== Set exercise ==
Retype only what runs from the beginning of the data through the line with "from matplotlib.ticker import"; please omit the pictures and keep every line exact.

== Collected data ==
begin

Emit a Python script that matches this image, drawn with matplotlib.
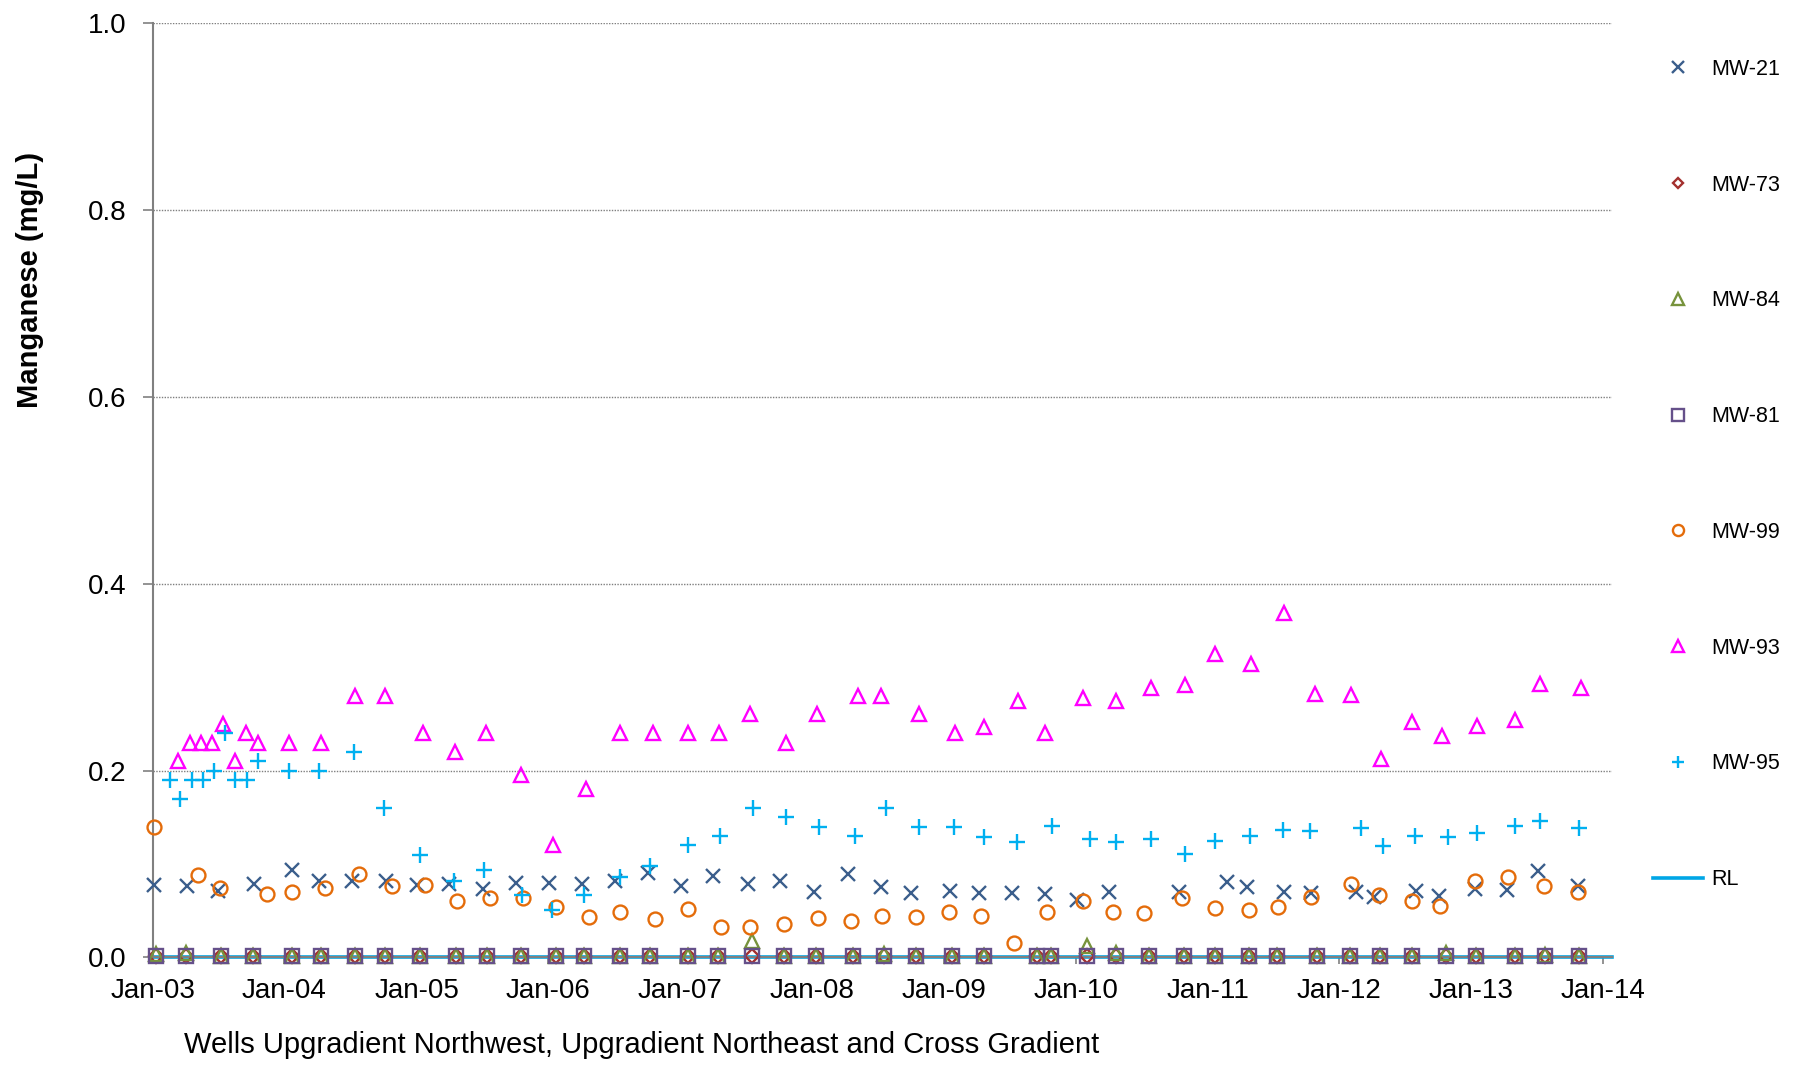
import pandas as pd
import matplotlib
matplotlib.use("Agg")
import matplotlib.pyplot as plt
import matplotlib.dates as mdates
from matplotlib.ticker import MultipleLocator, FormatStrFormatter

plt.rcParams['font.family'] = ['Liberation Sans', 'DejaVu Sans']

# ---- data (mg/L) ----
mw21_dates = ['2003-01-05', '2003-04-05', '2003-07-02', '2003-10-09', '2004-01-21', '2004-04-05',
              '2004-07-07', '2004-10-07', '2005-01-02', '2005-04-02', '2005-07-05', '2005-10-04',
              '2006-01-04', '2006-04-04', '2006-07-05', '2006-10-04', '2007-01-02', '2007-04-03',
              '2007-07-08', '2007-10-05', '2008-01-08', '2008-04-10', '2008-07-10', '2008-10-02',
              '2009-01-17', '2009-04-09', '2009-07-07', '2009-10-07', '2010-01-05', '2010-04-02',
              '2010-10-15', '2011-02-23', '2011-04-20', '2011-08-02', '2011-10-14', '2012-02-17',
              '2012-04-05', '2012-08-01', '2012-10-04', '2013-01-10', '2013-04-10', '2013-07-05',
              '2013-10-24']
mw21 = [0.077, 0.076, 0.071, 0.079, 0.093, 0.082, 0.082, 0.082, 0.077, 0.078, 0.073, 0.080,
        0.080, 0.079, 0.082, 0.090, 0.076, 0.087, 0.079, 0.082, 0.070, 0.089, 0.075, 0.069,
        0.071, 0.069, 0.069, 0.068, 0.061, 0.070, 0.070, 0.081, 0.075, 0.070, 0.069, 0.070,
        0.065, 0.071, 0.066, 0.073, 0.072, 0.092, 0.076]

# quarterly events for the wells that sit at the reporting limit
low_dates = ['2003-01-10', '2003-04-02', '2003-07-08', '2003-10-05', '2004-01-21', '2004-04-10',
             '2004-07-14', '2004-10-05', '2005-01-11', '2005-04-21', '2005-07-15', '2005-10-16',
             '2006-01-21', '2006-04-11', '2006-07-17', '2006-10-10', '2007-01-23', '2007-04-15',
             '2007-07-18', '2007-10-15', '2008-01-12', '2008-04-23', '2008-07-18', '2008-10-15',
             '2009-01-22', '2009-04-21', '2009-09-16', '2009-10-23', '2010-02-02', '2010-04-22',
             '2010-07-22', '2010-10-27', '2011-01-21', '2011-04-26', '2011-07-12', '2011-10-31',
             '2012-01-30', '2012-04-22', '2012-07-19', '2012-10-23', '2013-01-13', '2013-05-01',
             '2013-07-25', '2013-10-25']
mw73 = [0.001] * 44
mw84 = [0.004, 0.005, 0.001, 0.001, 0.001, 0.001, 0.001, 0.001, 0.001, 0.001, 0.001, 0.001,
        0.001, 0.001, 0.001, 0.001, 0.001, 0.001, 0.017, 0.001, 0.001, 0.001, 0.004, 0.001,
        0.001, 0.001, 0.001, 0.001, 0.012, 0.005, 0.001, 0.001, 0.001, 0.001, 0.001, 0.001,
        0.001, 0.001, 0.001, 0.005, 0.001, 0.001, 0.003, 0.001]
mw81 = [0.001] * 44

mw99_dates = ['2003-01-05', '2003-05-06', '2003-07-07', '2003-11-13', '2004-01-21', '2004-04-21',
              '2004-07-25', '2004-10-25', '2005-01-23', '2005-04-23', '2005-07-24', '2005-10-24',
              '2006-01-21', '2006-04-23', '2006-07-19', '2006-10-22', '2007-01-23', '2007-04-24',
              '2007-07-13', '2007-10-15', '2008-01-18', '2008-04-18', '2008-07-14', '2008-10-15',
              '2009-01-14', '2009-04-13', '2009-07-14', '2009-10-13', '2010-01-22', '2010-04-15',
              '2010-07-10', '2010-10-22', '2011-01-21', '2011-04-26', '2011-07-15', '2011-10-14',
              '2012-02-01', '2012-04-20', '2012-07-20', '2012-10-06', '2013-01-12', '2013-04-13',
              '2013-07-20', '2013-10-24']
mw99 = [0.140, 0.088, 0.074, 0.068, 0.070, 0.074, 0.089, 0.076, 0.077, 0.060, 0.063, 0.063,
        0.054, 0.043, 0.048, 0.041, 0.052, 0.033, 0.033, 0.036, 0.042, 0.039, 0.044, 0.043,
        0.049, 0.044, 0.015, 0.048, 0.060, 0.048, 0.047, 0.064, 0.053, 0.051, 0.054, 0.065,
        0.079, 0.067, 0.060, 0.055, 0.082, 0.086, 0.076, 0.070]

mw93_dates = ['2003-03-13', '2003-04-14', '2003-05-14', '2003-06-15', '2003-07-15', '2003-08-16',
              '2003-09-16', '2003-10-19', '2004-01-14', '2004-04-10', '2004-07-14', '2004-10-05',
              '2005-01-18', '2005-04-17', '2005-07-11', '2005-10-16', '2006-01-14', '2006-04-16',
              '2006-07-19', '2006-10-18', '2007-01-23', '2007-04-20', '2007-07-14', '2007-10-22',
              '2008-01-16', '2008-05-07', '2008-07-11', '2008-10-24', '2009-01-31', '2009-04-21',
              '2009-07-24', '2009-10-07', '2010-01-22', '2010-04-23', '2010-07-29', '2010-10-30',
              '2011-01-21', '2011-04-30', '2011-07-31', '2011-10-25', '2012-02-02', '2012-04-25',
              '2012-07-20', '2012-10-11', '2013-01-17', '2013-05-01', '2013-07-11', '2013-10-31']
mw93 = [0.21, 0.23, 0.23, 0.23, 0.25, 0.21, 0.24, 0.23, 0.23, 0.23, 0.28, 0.28,
        0.24, 0.22, 0.24, 0.195, 0.12, 0.18, 0.24, 0.24, 0.24, 0.24, 0.26, 0.23,
        0.26, 0.28, 0.28, 0.26, 0.24, 0.247, 0.274, 0.24, 0.278, 0.274, 0.288, 0.292,
        0.325, 0.314, 0.369, 0.282, 0.281, 0.212, 0.252, 0.237, 0.248, 0.254, 0.293, 0.288]

mw95_dates = ['2003-02-19', '2003-03-18', '2003-04-19', '2003-05-20', '2003-06-20', '2003-07-19',
              '2003-08-18', '2003-09-19', '2003-10-21', '2004-01-14', '2004-04-05', '2004-07-12',
              '2004-10-02', '2005-01-09', '2005-04-15', '2005-07-08', '2005-10-20', '2006-01-12',
              '2006-04-09', '2006-07-19', '2006-10-10', '2007-01-23', '2007-04-22', '2007-07-23',
              '2007-10-22', '2008-01-22', '2008-04-30', '2008-07-23', '2008-10-24', '2009-01-29',
              '2009-04-21', '2009-07-22', '2009-10-26', '2010-02-09', '2010-04-22', '2010-07-28',
              '2010-10-30', '2011-01-21', '2011-04-29', '2011-07-28', '2011-10-11', '2012-03-02',
              '2012-05-01', '2012-07-29', '2012-10-27', '2013-01-17', '2013-05-01', '2013-07-11',
              '2013-10-25']
mw95 = [0.19, 0.17, 0.19, 0.19, 0.20, 0.24, 0.19, 0.19, 0.21, 0.20, 0.20, 0.22,
        0.16, 0.11, 0.082, 0.093, 0.067, 0.051, 0.067, 0.086, 0.098, 0.12, 0.13, 0.16,
        0.15, 0.14, 0.13, 0.16, 0.14, 0.14, 0.129, 0.124, 0.141, 0.127, 0.123, 0.127,
        0.111, 0.125, 0.130, 0.136, 0.135, 0.138, 0.119, 0.130, 0.129, 0.133, 0.141, 0.146,
        0.138]

rl_dates = ['2003-01-01', '2014-01-25']
rl = [0.0, 0.0]

# ---- figure ----
fig = plt.figure(figsize=(18.01, 10.65), dpi=100)
ax = fig.add_axes([0.0848, 0.1011, 0.8102, 0.877])

d = pd.to_datetime
ax.plot(d(rl_dates), rl, color='#00A6E6', lw=2.6, label='RL', zorder=2.5, clip_on=False)

series = [
    ('MW-21', mw21_dates, mw21, 'x', '#3B5E8C', 10),
    ('MW-73', low_dates, mw73, 'D', '#A3302E', 7),
    ('MW-84', low_dates, mw84, '^', '#77933C', 10),
    ('MW-81', low_dates, mw81, 's', '#65508A', 10),
    ('MW-99', mw99_dates, mw99, 'o', '#E46C0A', 10),
    ('MW-93', mw93_dates, mw93, '^', '#FF00FF', 10),
    ('MW-95', mw95_dates, mw95, '+', '#00B0F0', 11),
]
for name, dts, vals, mk, col, ms in series:
    ax.plot(d(dts), vals, linestyle='none', marker=mk, markersize=ms,
            markerfacecolor='none', markeredgecolor=col, markeredgewidth=1.7,
            label=name, zorder=3, clip_on=False)

ax.set_ylim(0, 1.0)
ax.set_xlim(d('2003-01-01'), d('2014-01-25'))
ax.yaxis.set_major_locator(MultipleLocator(0.2))
ax.yaxis.set_major_formatter(FormatStrFormatter('%.1f'))
ax.xaxis.set_major_locator(mdates.YearLocator())
ax.xaxis.set_major_formatter(mdates.DateFormatter('%b-%y'))

ax.grid(axis='y', linestyle=(0, (1, 1)), color='#7F7F7F', linewidth=1.0)
ax.set_axisbelow(True)
for s in ['top', 'right']:
    ax.spines[s].set_visible(False)
for s in ['left', 'bottom']:
    ax.spines[s].set_color('#808080')
    ax.spines[s].set_linewidth(1.5)
ax.tick_params(axis='y', labelsize=20, length=7, width=1.2, color='#808080', pad=12)
ax.tick_params(axis='x', labelsize=20, length=5, width=1.2, color='#808080', pad=10)

fig.text(0.0165, 0.737, 'Manganese (mg/L)', rotation=90, ha='center', va='center',
         fontsize=21, fontweight='bold')
fig.text(0.1022, 0.0188, 'Wells Upgradient Northwest, Upgradient Northeast and Cross Gradient',
         ha='left', va='center', fontsize=21)

handles, labels = ax.get_legend_handles_labels()
order = ['MW-21', 'MW-73', 'MW-84', 'MW-81', 'MW-99', 'MW-93', 'MW-95', 'RL']
hmap = dict(zip(labels, handles))
fig.legend([hmap[k] for k in order], order, loc='upper left',
           bbox_to_anchor=(0.918, 0.9446), frameon=False, fontsize=15.5,
           labelspacing=4.4, handlelength=2.3, handletextpad=0.4,
           borderpad=0, borderaxespad=0, markerscale=0.8)

fig.savefig('out.png', dpi=100)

end

== Exercise response ==
Emit a Python script that matches this image, drawn with matplotlib.
import pandas as pd
import matplotlib
matplotlib.use("Agg")
import matplotlib.pyplot as plt
import matplotlib.dates as mdates
from matplotlib.ticker import MultipleLocator, FormatStrFormatter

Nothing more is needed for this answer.